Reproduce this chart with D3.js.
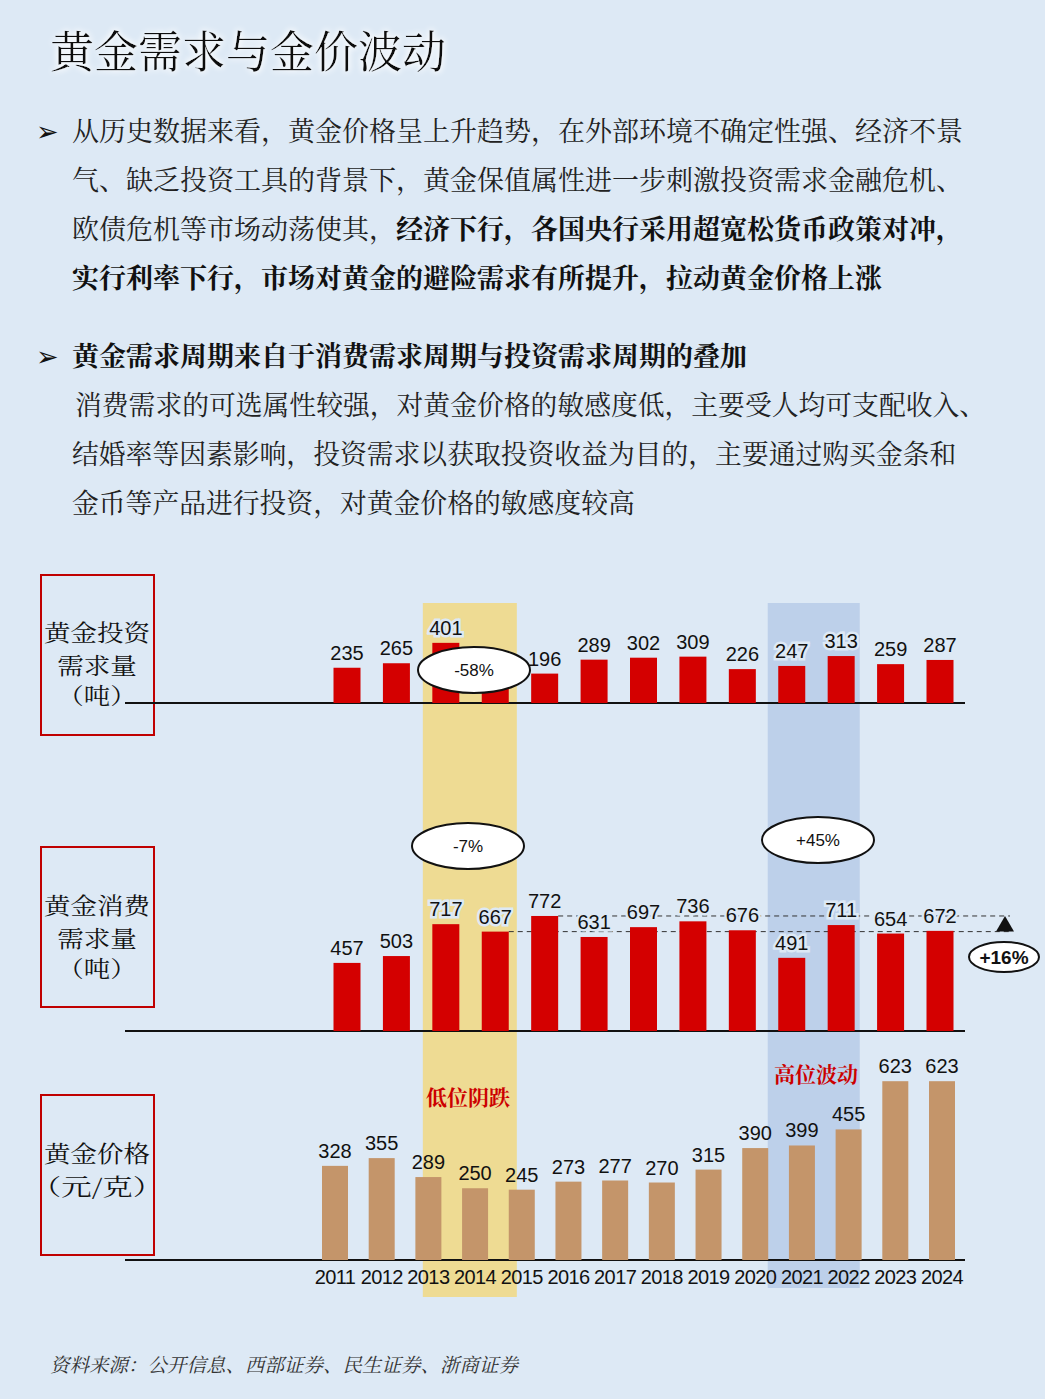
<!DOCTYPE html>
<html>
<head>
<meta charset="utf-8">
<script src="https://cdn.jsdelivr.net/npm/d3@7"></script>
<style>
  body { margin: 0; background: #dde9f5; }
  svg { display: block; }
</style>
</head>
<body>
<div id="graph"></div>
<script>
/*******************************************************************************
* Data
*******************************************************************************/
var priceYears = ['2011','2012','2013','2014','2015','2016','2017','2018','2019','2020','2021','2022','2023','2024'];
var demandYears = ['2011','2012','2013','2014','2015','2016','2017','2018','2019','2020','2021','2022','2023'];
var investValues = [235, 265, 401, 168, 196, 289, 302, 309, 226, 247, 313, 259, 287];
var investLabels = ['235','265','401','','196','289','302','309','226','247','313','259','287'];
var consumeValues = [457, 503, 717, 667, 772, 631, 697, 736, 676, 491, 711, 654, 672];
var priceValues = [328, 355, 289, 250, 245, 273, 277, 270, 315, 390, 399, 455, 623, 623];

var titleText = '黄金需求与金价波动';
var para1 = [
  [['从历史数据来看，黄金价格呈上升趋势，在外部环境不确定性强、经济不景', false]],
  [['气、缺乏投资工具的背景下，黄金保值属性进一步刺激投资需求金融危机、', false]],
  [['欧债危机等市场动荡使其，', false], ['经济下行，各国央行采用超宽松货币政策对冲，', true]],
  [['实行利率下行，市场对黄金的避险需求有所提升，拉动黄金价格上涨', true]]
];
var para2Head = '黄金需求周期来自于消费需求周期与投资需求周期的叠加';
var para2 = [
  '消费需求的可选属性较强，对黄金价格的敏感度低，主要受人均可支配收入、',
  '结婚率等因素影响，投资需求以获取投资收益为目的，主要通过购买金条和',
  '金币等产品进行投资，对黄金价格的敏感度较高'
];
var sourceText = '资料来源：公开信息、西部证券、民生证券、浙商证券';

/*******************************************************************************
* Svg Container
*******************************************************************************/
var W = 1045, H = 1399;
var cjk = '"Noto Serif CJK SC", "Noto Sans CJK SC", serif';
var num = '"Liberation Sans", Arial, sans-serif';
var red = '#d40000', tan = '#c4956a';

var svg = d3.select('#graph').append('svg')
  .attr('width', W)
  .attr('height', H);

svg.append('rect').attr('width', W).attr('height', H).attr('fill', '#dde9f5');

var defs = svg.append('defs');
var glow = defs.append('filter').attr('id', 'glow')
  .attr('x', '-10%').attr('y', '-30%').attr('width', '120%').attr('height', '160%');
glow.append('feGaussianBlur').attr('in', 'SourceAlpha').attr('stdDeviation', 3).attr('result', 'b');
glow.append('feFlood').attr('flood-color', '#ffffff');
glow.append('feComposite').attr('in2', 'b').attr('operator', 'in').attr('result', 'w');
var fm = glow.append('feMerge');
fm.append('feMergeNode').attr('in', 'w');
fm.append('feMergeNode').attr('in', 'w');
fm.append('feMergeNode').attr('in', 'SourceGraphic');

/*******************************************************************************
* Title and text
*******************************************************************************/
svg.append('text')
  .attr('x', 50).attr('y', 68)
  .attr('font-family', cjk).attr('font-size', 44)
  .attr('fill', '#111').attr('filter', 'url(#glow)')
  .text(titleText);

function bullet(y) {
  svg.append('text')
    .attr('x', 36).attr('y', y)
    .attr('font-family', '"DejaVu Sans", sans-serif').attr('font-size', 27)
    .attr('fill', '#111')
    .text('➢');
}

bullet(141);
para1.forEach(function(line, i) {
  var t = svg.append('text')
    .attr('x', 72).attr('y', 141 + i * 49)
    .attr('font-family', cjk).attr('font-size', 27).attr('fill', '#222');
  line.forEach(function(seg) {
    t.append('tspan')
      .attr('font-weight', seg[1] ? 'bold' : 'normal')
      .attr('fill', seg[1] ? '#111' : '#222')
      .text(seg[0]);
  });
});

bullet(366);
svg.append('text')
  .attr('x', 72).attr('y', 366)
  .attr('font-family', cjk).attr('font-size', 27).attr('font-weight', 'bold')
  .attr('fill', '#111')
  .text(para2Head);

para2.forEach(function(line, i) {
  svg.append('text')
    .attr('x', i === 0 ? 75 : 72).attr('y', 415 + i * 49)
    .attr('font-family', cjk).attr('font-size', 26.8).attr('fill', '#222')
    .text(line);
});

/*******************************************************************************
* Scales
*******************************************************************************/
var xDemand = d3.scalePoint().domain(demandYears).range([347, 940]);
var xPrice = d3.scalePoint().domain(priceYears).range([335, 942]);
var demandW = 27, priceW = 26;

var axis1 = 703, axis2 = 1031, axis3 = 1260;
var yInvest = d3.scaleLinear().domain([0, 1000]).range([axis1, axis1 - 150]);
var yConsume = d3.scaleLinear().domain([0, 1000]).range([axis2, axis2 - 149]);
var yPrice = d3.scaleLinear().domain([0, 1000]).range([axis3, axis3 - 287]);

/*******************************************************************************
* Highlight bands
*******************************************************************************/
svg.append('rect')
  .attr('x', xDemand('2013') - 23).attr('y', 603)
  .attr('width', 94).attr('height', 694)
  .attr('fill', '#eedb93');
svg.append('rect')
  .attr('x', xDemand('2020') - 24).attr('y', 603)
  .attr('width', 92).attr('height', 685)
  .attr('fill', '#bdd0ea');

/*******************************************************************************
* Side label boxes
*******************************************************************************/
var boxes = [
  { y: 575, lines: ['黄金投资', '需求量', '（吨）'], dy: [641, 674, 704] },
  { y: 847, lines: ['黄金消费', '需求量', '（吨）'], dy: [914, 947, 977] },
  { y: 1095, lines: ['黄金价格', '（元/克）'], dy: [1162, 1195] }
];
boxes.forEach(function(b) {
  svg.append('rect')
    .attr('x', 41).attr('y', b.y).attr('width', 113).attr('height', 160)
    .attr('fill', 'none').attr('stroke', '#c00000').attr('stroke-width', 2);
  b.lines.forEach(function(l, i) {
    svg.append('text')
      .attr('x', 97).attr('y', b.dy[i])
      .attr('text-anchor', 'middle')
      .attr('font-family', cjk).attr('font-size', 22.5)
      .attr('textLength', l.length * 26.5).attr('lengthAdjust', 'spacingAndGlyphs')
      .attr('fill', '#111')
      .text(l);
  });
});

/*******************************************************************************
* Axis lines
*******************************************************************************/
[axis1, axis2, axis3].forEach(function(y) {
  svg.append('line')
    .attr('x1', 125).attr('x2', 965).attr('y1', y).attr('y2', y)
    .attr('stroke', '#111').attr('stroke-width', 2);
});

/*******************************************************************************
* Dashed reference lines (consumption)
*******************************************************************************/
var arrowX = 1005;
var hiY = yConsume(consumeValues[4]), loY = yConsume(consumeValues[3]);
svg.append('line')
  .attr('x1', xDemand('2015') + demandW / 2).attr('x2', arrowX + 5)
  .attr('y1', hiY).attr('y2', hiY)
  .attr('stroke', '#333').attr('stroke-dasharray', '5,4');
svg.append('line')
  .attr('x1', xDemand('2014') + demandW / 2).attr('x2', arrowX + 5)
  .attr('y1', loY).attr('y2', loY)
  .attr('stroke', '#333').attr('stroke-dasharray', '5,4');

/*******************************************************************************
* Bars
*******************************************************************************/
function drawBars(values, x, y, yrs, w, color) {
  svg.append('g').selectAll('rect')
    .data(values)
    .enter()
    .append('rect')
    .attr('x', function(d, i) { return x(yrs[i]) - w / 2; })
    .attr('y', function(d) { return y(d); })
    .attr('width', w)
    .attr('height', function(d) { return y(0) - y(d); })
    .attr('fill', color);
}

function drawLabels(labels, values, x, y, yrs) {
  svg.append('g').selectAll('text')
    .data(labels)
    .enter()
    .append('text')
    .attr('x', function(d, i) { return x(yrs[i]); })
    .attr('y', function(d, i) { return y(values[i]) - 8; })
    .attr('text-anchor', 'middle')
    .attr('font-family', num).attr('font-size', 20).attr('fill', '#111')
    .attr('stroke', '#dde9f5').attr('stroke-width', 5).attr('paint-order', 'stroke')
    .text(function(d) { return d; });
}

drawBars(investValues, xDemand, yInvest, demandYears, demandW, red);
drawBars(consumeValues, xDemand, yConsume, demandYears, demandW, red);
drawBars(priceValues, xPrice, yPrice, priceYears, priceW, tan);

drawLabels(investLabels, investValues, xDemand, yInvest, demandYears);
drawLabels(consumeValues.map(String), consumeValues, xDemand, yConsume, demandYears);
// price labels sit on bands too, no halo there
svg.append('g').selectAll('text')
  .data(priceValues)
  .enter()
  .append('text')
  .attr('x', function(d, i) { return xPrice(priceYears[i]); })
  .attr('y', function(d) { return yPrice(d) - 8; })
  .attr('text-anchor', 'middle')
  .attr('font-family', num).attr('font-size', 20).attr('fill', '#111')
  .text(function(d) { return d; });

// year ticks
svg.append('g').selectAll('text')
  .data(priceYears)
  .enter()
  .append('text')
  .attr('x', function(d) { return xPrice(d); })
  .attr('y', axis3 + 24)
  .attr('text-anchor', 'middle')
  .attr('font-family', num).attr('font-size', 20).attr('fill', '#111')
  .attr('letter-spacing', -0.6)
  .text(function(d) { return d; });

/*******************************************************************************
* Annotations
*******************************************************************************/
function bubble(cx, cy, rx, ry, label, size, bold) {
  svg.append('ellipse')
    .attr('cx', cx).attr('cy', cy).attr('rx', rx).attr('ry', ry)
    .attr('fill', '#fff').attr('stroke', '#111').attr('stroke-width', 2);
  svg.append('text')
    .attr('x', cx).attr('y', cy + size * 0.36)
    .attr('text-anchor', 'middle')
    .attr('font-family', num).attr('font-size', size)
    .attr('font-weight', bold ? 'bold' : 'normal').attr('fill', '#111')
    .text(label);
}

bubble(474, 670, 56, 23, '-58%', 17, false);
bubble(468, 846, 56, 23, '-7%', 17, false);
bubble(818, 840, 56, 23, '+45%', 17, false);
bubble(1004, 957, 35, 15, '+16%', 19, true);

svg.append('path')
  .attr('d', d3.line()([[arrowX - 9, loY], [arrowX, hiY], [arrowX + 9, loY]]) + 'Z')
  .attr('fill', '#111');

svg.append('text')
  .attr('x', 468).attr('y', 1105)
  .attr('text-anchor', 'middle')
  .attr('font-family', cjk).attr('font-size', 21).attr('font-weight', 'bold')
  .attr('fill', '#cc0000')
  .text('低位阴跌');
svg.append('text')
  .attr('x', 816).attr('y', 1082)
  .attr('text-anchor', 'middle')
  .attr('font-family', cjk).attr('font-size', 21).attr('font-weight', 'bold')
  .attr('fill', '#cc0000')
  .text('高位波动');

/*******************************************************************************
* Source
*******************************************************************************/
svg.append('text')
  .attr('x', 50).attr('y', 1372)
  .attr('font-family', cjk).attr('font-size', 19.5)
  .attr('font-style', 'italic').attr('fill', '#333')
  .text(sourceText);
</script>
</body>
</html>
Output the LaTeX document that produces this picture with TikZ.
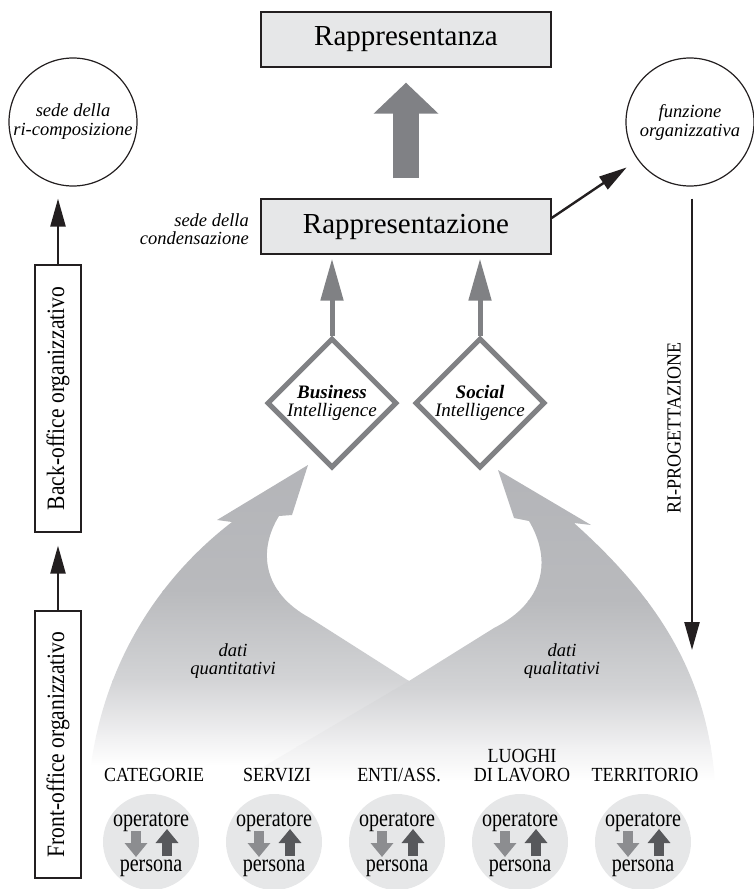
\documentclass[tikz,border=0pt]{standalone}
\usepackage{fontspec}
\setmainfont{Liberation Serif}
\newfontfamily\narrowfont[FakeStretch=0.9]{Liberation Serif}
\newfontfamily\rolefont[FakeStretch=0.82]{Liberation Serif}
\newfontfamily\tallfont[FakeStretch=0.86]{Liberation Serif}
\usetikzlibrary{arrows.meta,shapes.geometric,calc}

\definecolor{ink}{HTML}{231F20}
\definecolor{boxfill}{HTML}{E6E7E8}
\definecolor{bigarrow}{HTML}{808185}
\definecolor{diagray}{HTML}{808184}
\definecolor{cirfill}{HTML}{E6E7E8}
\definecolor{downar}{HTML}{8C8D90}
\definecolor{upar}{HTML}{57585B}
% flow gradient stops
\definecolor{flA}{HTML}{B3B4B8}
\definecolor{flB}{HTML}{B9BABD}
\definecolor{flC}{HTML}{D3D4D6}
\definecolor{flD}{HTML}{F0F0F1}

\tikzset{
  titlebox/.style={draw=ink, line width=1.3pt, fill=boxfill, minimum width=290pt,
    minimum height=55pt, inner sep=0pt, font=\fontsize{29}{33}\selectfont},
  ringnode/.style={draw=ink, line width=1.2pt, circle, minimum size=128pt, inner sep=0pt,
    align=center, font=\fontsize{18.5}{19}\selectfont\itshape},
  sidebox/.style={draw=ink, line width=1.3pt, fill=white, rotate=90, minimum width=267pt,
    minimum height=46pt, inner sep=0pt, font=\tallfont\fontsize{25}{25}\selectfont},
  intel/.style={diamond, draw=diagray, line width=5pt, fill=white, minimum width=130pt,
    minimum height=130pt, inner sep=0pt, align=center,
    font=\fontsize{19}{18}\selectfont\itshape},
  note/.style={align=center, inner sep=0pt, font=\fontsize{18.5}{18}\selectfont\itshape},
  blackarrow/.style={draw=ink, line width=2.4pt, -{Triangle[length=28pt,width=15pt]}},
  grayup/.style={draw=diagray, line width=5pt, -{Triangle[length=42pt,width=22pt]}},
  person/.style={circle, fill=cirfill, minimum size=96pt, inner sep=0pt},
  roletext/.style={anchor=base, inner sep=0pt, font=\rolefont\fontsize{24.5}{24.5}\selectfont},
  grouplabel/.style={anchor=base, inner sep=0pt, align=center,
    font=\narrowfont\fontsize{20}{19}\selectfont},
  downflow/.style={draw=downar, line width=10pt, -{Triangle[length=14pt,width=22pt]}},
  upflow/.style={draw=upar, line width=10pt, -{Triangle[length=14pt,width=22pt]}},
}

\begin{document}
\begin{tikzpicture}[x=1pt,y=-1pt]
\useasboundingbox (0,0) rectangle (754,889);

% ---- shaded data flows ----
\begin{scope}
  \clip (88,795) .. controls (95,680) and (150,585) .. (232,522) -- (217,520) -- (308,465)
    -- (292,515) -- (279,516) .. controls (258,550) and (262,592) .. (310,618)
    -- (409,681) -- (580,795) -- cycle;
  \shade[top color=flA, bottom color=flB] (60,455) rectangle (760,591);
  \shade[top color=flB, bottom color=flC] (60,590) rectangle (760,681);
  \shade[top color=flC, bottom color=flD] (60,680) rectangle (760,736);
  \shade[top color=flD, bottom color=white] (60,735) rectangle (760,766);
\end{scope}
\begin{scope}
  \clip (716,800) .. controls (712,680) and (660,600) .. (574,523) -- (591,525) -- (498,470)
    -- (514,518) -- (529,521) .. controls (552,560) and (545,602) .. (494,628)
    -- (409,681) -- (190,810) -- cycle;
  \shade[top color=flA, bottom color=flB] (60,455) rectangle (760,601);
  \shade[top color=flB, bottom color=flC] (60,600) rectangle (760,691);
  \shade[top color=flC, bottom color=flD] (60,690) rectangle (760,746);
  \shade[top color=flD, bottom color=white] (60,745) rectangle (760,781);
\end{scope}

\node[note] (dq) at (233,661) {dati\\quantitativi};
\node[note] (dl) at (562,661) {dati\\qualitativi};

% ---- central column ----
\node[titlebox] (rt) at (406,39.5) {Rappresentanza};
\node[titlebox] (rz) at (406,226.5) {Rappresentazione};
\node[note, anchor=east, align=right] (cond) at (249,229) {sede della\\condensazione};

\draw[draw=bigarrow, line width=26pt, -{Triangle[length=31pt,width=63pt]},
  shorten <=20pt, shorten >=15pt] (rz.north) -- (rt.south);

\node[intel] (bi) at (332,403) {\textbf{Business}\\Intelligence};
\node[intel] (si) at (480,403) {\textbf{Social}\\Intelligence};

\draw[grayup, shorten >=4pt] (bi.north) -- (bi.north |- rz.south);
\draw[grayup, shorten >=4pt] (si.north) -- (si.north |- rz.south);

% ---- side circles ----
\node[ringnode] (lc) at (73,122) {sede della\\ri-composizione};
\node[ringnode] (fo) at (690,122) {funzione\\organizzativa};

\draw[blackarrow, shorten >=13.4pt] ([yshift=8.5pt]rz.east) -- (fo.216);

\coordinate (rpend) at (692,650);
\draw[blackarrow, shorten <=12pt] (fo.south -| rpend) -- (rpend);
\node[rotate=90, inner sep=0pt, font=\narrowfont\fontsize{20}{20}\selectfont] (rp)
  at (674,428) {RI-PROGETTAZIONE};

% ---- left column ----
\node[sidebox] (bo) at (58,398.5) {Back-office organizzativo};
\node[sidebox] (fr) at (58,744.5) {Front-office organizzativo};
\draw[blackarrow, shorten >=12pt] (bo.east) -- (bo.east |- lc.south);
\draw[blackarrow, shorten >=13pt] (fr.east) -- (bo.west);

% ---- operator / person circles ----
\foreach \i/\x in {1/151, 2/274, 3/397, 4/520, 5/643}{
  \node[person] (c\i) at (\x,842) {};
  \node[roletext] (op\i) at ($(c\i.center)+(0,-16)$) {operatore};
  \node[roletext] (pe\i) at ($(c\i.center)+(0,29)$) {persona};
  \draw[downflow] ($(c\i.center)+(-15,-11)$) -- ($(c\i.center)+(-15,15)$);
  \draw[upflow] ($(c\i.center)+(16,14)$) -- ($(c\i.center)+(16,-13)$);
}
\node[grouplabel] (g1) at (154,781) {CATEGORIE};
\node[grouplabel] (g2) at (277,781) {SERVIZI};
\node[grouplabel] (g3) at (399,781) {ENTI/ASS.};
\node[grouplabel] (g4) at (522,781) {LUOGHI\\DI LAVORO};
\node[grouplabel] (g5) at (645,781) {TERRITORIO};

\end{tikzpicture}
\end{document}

◆ ◆ ◆

**YOUR INSTRUCTIONS**. Begin at the top of the material above and output each line exactly, stopping after the line that holds "455, 623, 623];". Leave out pictures.

**REPLY TO THE TASK**.
Reproduce this chart with D3.js.
<!DOCTYPE html>
<html>
<head>
<meta charset="utf-8">
<script src="https://cdn.jsdelivr.net/npm/d3@7"></script>
<style>
  body { margin: 0; background: #dde9f5; }
  svg { display: block; }
</style>
</head>
<body>
<div id="graph"></div>
<script>
/*******************************************************************************
* Data
*******************************************************************************/
var priceYears = ['2011','2012','2013','2014','2015','2016','2017','2018','2019','2020','2021','2022','2023','2024'];
var demandYears = ['2011','2012','2013','2014','2015','2016','2017','2018','2019','2020','2021','2022','2023'];
var investValues = [235, 265, 401, 168, 196, 289, 302, 309, 226, 247, 313, 259, 287];
var investLabels = ['235','265','401','','196','289','302','309','226','247','313','259','287'];
var consumeValues = [457, 503, 717, 667, 772, 631, 697, 736, 676, 491, 711, 654, 672];
var priceValues = [328, 355, 289, 250, 245, 273, 277, 270, 315, 390, 399, 455, 623, 623];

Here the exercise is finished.